Material:
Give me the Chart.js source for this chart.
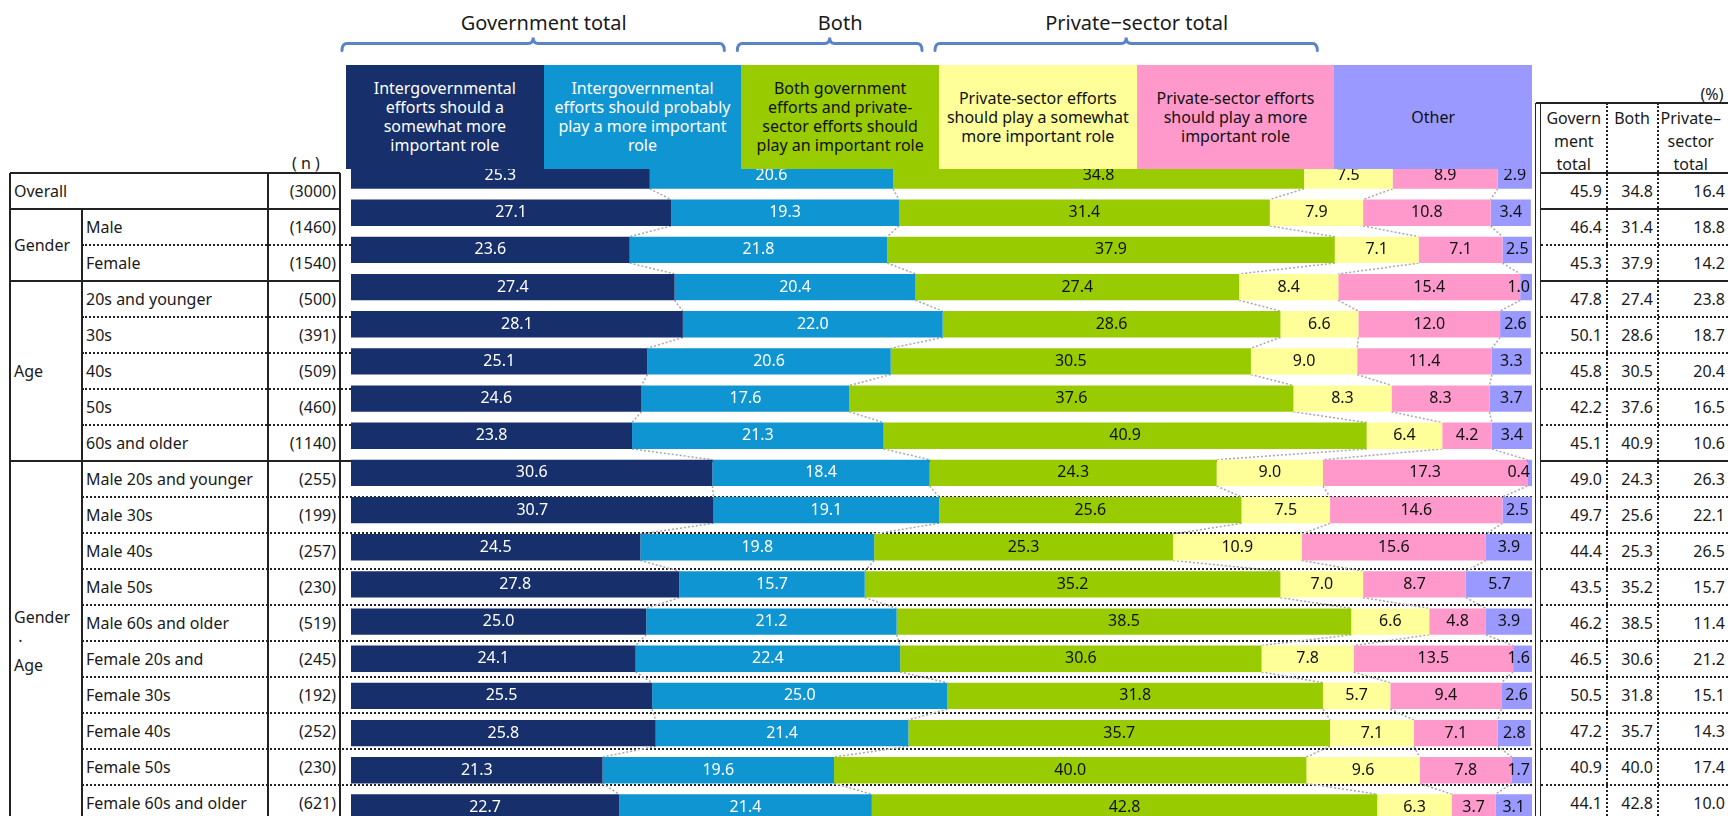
<!DOCTYPE html>
<html>
<head>
<meta charset="utf-8">
<script src="https://cdn.jsdelivr.net/npm/chart.js@4.4.0/dist/chart.umd.min.js"></script>
<style>
  html, body { margin: 0; padding: 0; background: #fff; overflow: hidden; }
  body { width: 1728px; height: 816px; position: relative; font-family: "Noto Sans", sans-serif; color: #1a1a1a; }
  #wrap { position: absolute; left: 0; top: 0; width: 1728px; height: 840px; z-index: 1; }
  .t { position: absolute; white-space: pre; font-size: 16px; line-height: 22px; }
  .ln { position: absolute; }
  .cell { position: absolute; font-size: 16px; line-height: 22px; overflow: hidden; white-space: normal; }
  .head { position: absolute; top: 65px; height: 104px; display: flex; align-items: center; justify-content: center;
          text-align: center; white-space: pre; font-size: 16px; line-height: 19px; z-index: 2; }
</style>
</head>
<body>
<div id="wrap"><canvas id="chart"></canvas></div>
<script>
// ---- data ----
const categories = ['Overall', 'Male', 'Female', '20s and younger', '30s', '40s', '50s', '60s and older',
  'Male 20s and younger', 'Male 30s', 'Male 40s', 'Male 50s', 'Male 60s and older',
  'Female 20s and younger', 'Female 30s', 'Female 40s', 'Female 50s', 'Female 60s and older'];
const nValues = [3000, 1460, 1540, 500, 391, 509, 460, 1140, 255, 199, 257, 230, 519, 245, 192, 252, 230, 621];

const seriesNames = [
  'Intergovernmental\nefforts should a\nsomewhat more\nimportant role',
  'Intergovernmental\nefforts should probably\nplay a more important\nrole',
  'Both government\nefforts and private-\nsector efforts should\nplay an important role',
  'Private-sector efforts\nshould play a somewhat\nmore important role',
  'Private-sector efforts\nshould play a more\nimportant role',
  'Other'
];
const seriesColors = ['#172F6B', '#1095D3', '#99CC00', '#FFFF99', '#FF99CC', '#9999FF'];

const govSomewhat  = [25.3, 27.1, 23.6, 27.4, 28.1, 25.1, 24.6, 23.8, 30.6, 30.7, 24.5, 27.8, 25.0, 24.1, 25.5, 25.8, 21.3, 22.7];
const govProbably  = [20.6, 19.3, 21.8, 20.4, 22.0, 20.6, 17.6, 21.3, 18.4, 19.1, 19.8, 15.7, 21.2, 22.4, 25.0, 21.4, 19.6, 21.4];
const bothRole     = [34.8, 31.4, 37.9, 27.4, 28.6, 30.5, 37.6, 40.9, 24.3, 25.6, 25.3, 35.2, 38.5, 30.6, 31.8, 35.7, 40.0, 42.8];
const privSomewhat = [7.5, 7.9, 7.1, 8.4, 6.6, 9.0, 8.3, 6.4, 9.0, 7.5, 10.9, 7.0, 6.6, 7.8, 5.7, 7.1, 9.6, 6.3];
const privMore     = [8.9, 10.8, 7.1, 15.4, 12.0, 11.4, 8.3, 4.2, 17.3, 14.6, 15.6, 8.7, 4.8, 13.5, 9.4, 7.1, 7.8, 3.7];
const other        = [2.9, 3.4, 2.5, 1.0, 2.6, 3.3, 3.7, 3.4, 0.4, 2.5, 3.9, 5.7, 3.9, 1.6, 2.6, 2.8, 1.7, 3.1];

const govTotal  = [45.9, 46.4, 45.3, 47.8, 50.1, 45.8, 42.2, 45.1, 49.0, 49.7, 44.4, 43.5, 46.2, 46.5, 50.5, 47.2, 40.9, 44.1];
const bothTotal = [34.8, 31.4, 37.9, 27.4, 28.6, 30.5, 37.6, 40.9, 24.3, 25.6, 25.3, 35.2, 38.5, 30.6, 31.8, 35.7, 40.0, 42.8];
const privTotal = [16.4, 18.8, 14.2, 23.8, 18.7, 20.4, 16.5, 10.6, 26.3, 22.1, 26.5, 15.7, 11.4, 21.2, 15.1, 14.3, 17.4, 10.0];
const totalHeads = ['Govern\nment\ntotal', 'Both', 'Private\u2013\nsector\ntotal'];

const braceTitles = ['Government total', 'Both', 'Private\u2212sector total'];
const braceSeries = [[0, 1], [2, 2], [3, 4]];
const groupLabels = ['Gender', 'Age', 'Gender\n \u00b7\nAge'];
const groupRows = [[1, 2], [3, 7], [8, 17]];

// ---- layout ----
const ROW0 = 173, ROWH = 36, BOTTOM = 840;
const X_L = 10, X_C1 = 82, X_C2 = 268, X_C3 = 340;
const BAR_L = 351, BAR_R = 1532, HEAD_L = 346;
const R_D1 = 1536, R_D2 = 1541, R_C1 = 1606.5, R_C2 = 1657.5, PAGE_R = 1728;
const headW = (BAR_R - HEAD_L) / 6;
const SOLID = '2px solid #222', DOT = '2px dotted #222';
const rowY = i => ROW0 + ROWH * (i + 0.5);

function line(x1, y1, x2, y2, style) {
  const d = document.createElement('div');
  d.className = 'ln';
  if (y1 === y2) {
    d.style.left = x1 + 'px'; d.style.top = (y1 - 1) + 'px'; d.style.width = (x2 - x1) + 'px'; d.style.borderTop = style;
  } else {
    d.style.left = (x1 - 1) + 'px'; d.style.top = y1 + 'px'; d.style.height = (y2 - y1) + 'px'; d.style.borderLeft = style;
  }
  document.body.appendChild(d);
}

function txt(s, x, y, align, extra) {
  const d = document.createElement('div');
  d.className = 't';
  d.textContent = s;
  d.style.left = x + 'px';
  d.style.top = y + 'px';
  const tx = align === 'right' ? '-100%' : align === 'center' ? '-50%' : '0';
  d.style.transform = 'translate(' + tx + ',-50%)';
  d.style.textAlign = align || 'left';
  if (extra) Object.assign(d.style, extra);
  document.body.appendChild(d);
  return d;
}

// left table
line(X_L, ROW0, X_C3, ROW0, SOLID);
line(X_L, ROW0, X_L, BOTTOM, SOLID);
line(X_C2, ROW0, X_C2, BOTTOM, SOLID);
line(X_C3, ROW0, X_C3, BOTTOM, SOLID);
line(X_C1, ROW0 + ROWH, X_C1, BOTTOM, SOLID);
txt('( n )', 306, 163, 'center');

const groupStarts = groupRows.map(g => g[0]);
const lowerStart = groupRows[2][0];
for (let i = 1; i < categories.length; i++) {
  const y = ROW0 + ROWH * i;
  if (groupStarts.includes(i)) {
    line(X_L, y, i >= lowerStart ? BAR_R : X_C3, y, SOLID);
    line(R_D2, y, PAGE_R, y, SOLID);
  } else {
    line(X_C1, y, i > lowerStart ? BAR_R : BAR_L, y, DOT);
    line(R_D2, y, PAGE_R, y, DOT);
  }
}

txt(categories[0], 14, rowY(0), 'left');
groupLabels.forEach((g, k) => {
  const [a, b] = groupRows[k];
  txt(g, 14, (rowY(a) + rowY(b)) / 2, 'left', { lineHeight: '24px' });
});
categories.forEach((c, i) => {
  if (i > 0) {
    const d = document.createElement('div');
    d.className = 'cell';
    d.textContent = c;
    d.style.left = '86px';
    d.style.top = (ROW0 + ROWH * i + 1) + 'px';
    d.style.width = '176px';
    d.style.height = (ROWH - 2 - 6) + 'px';
    d.style.paddingTop = '6px';
    document.body.appendChild(d);
  }
  txt('(' + nValues[i] + ')', 336, rowY(i), 'right');
});

// right table
line(R_D1, 103, R_D1, BOTTOM, '1.5px solid #222');
line(R_D2, 103, R_D2, BOTTOM, '1.5px solid #222');
line(R_D1, 103, PAGE_R, 103, SOLID);
line(R_D2, ROW0, PAGE_R, ROW0, SOLID);
line(R_C1, 103, R_C1, BOTTOM, DOT);
line(R_C2, 103, R_C2, BOTTOM, DOT);
txt('(%)', 1712, 94, 'center');
const colCenters = [(R_D2 + R_C1) / 2, (R_C1 + R_C2) / 2, (R_C2 + PAGE_R) / 2 - 2];
const colRights = [1602, 1653, 1725];
totalHeads.forEach((h, k) => {
  const n = h.split('\n').length;
  txt(h, colCenters[k], 106.5 + 11.5 * n, 'center', { lineHeight: '23px' });
});
[govTotal, bothTotal, privTotal].forEach((arr, k) => {
  arr.forEach((v, i) => txt(v.toFixed(1), colRights[k], rowY(i), 'right'));
});

// legend header boxes and brace titles
seriesNames.forEach((s, k) => {
  const d = document.createElement('div');
  d.className = 'head';
  d.textContent = s;
  d.style.left = (HEAD_L + k * headW) + 'px';
  d.style.width = headW + 'px';
  d.style.background = seriesColors[k];
  d.style.color = k < 2 ? '#fff' : '#111';
  document.body.appendChild(d);
});
braceTitles.forEach((t, g) => {
  const [s0, s1] = braceSeries[g];
  txt(t, HEAD_L + (s0 + s1 + 1) * headW / 2, 23, 'center', { fontSize: '20px', lineHeight: '26px' });
});

// ---- chart ----
const connectors = {
  id: 'connectors',
  beforeDatasetsDraw(chart) {
    const c = chart.ctx;
    c.save();
    c.strokeStyle = '#a8a8a8';
    c.lineWidth = 1.5;
    c.setLineDash([2, 2]);
    for (let k = 0; k < chart.data.datasets.length - 1; k++) {
      const bars = chart.getDatasetMeta(k).data;
      for (let i = 0; i < bars.length - 1; i++) {
        const a = bars[i], b = bars[i + 1];
        c.beginPath();
        c.moveTo(a.x, a.y + a.height / 2);
        c.lineTo(b.x, b.y - b.height / 2);
        c.stroke();
      }
    }
    c.restore();
  }
};

const segLabels = {
  id: 'segLabels',
  afterDatasetsDraw(chart) {
    const c = chart.ctx;
    c.save();
    c.font = '16px "Noto Sans"';
    c.textBaseline = 'middle';
    c.textAlign = 'center';
    chart.data.datasets.forEach((ds, k) => {
      chart.getDatasetMeta(k).data.forEach((bar, i) => {
        const s = ds.data[i].toFixed(1);
        const w = c.measureText(s).width;
        let cx = (bar.x + bar.base) / 2;
        const right = chart.chartArea.right - 2;
        if (cx + w / 2 > right) cx = right - w / 2;
        c.fillStyle = k < 2 ? '#fff' : '#111';
        c.fillText(s, cx, bar.y);
      });
    });
    c.restore();
  }
};

const braces = {
  id: 'braces',
  afterDraw(chart) {
    const c = chart.ctx;
    c.save();
    c.strokeStyle = '#5B84C4';
    c.lineWidth = 3;
    c.lineCap = 'round';
    braceSeries.forEach(([s0, s1]) => {
      const x0 = HEAD_L + s0 * headW - 4, x1 = HEAD_L + (s1 + 1) * headW - 17, xm = (x0 + x1) / 2;
      const yH = 43.5, yEnd = 50.5, yTip = 37.5, r = 5;
      c.beginPath();
      c.moveTo(x0, yEnd);
      c.quadraticCurveTo(x0, yH, x0 + r, yH);
      c.lineTo(xm - r, yH);
      c.quadraticCurveTo(xm, yH, xm, yTip);
      c.quadraticCurveTo(xm, yH, xm + r, yH);
      c.lineTo(x1 - r, yH);
      c.quadraticCurveTo(x1, yH, x1, yEnd);
      c.stroke();
    });
    c.restore();
  }
};

const seriesData = [govSomewhat, govProbably, bothRole, privSomewhat, privMore, other];
const ctx = document.getElementById('chart').getContext('2d');
new Chart(ctx, {
  type: 'bar',
  data: {
    labels: categories,
    datasets: seriesData.map((d, k) => ({
      label: seriesNames[k].replace(/\n/g, ' '),
      data: d,
      backgroundColor: seriesColors[k],
      borderWidth: 0,
      categoryPercentage: 1,
      barPercentage: 0.71
    }))
  },
  options: {
    indexAxis: 'y',
    responsive: true,
    maintainAspectRatio: false,
    animation: false,
    layout: { padding: { left: BAR_L, right: 1728 - BAR_R, top: 157, bottom: 14 } },
    scales: {
      x: { stacked: true, min: 0, max: 100, display: false },
      y: { stacked: true, display: false }
    },
    plugins: { legend: { display: false }, tooltip: { enabled: false } }
  },
  plugins: [connectors, segLabels, braces]
});
</script>
</body>
</html>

Given request: Repeat only what lies between the start of the data and the end of the line containing "252, 230, 621];", exactly, with pictures left out.

Solution for this exercise:
Give me the Chart.js source for this chart.
<!DOCTYPE html>
<html>
<head>
<meta charset="utf-8">
<script src="https://cdn.jsdelivr.net/npm/chart.js@4.4.0/dist/chart.umd.min.js"></script>
<style>
  html, body { margin: 0; padding: 0; background: #fff; overflow: hidden; }
  body { width: 1728px; height: 816px; position: relative; font-family: "Noto Sans", sans-serif; color: #1a1a1a; }
  #wrap { position: absolute; left: 0; top: 0; width: 1728px; height: 840px; z-index: 1; }
  .t { position: absolute; white-space: pre; font-size: 16px; line-height: 22px; }
  .ln { position: absolute; }
  .cell { position: absolute; font-size: 16px; line-height: 22px; overflow: hidden; white-space: normal; }
  .head { position: absolute; top: 65px; height: 104px; display: flex; align-items: center; justify-content: center;
          text-align: center; white-space: pre; font-size: 16px; line-height: 19px; z-index: 2; }
</style>
</head>
<body>
<div id="wrap"><canvas id="chart"></canvas></div>
<script>
// ---- data ----
const categories = ['Overall', 'Male', 'Female', '20s and younger', '30s', '40s', '50s', '60s and older',
  'Male 20s and younger', 'Male 30s', 'Male 40s', 'Male 50s', 'Male 60s and older',
  'Female 20s and younger', 'Female 30s', 'Female 40s', 'Female 50s', 'Female 60s and older'];
const nValues = [3000, 1460, 1540, 500, 391, 509, 460, 1140, 255, 199, 257, 230, 519, 245, 192, 252, 230, 621];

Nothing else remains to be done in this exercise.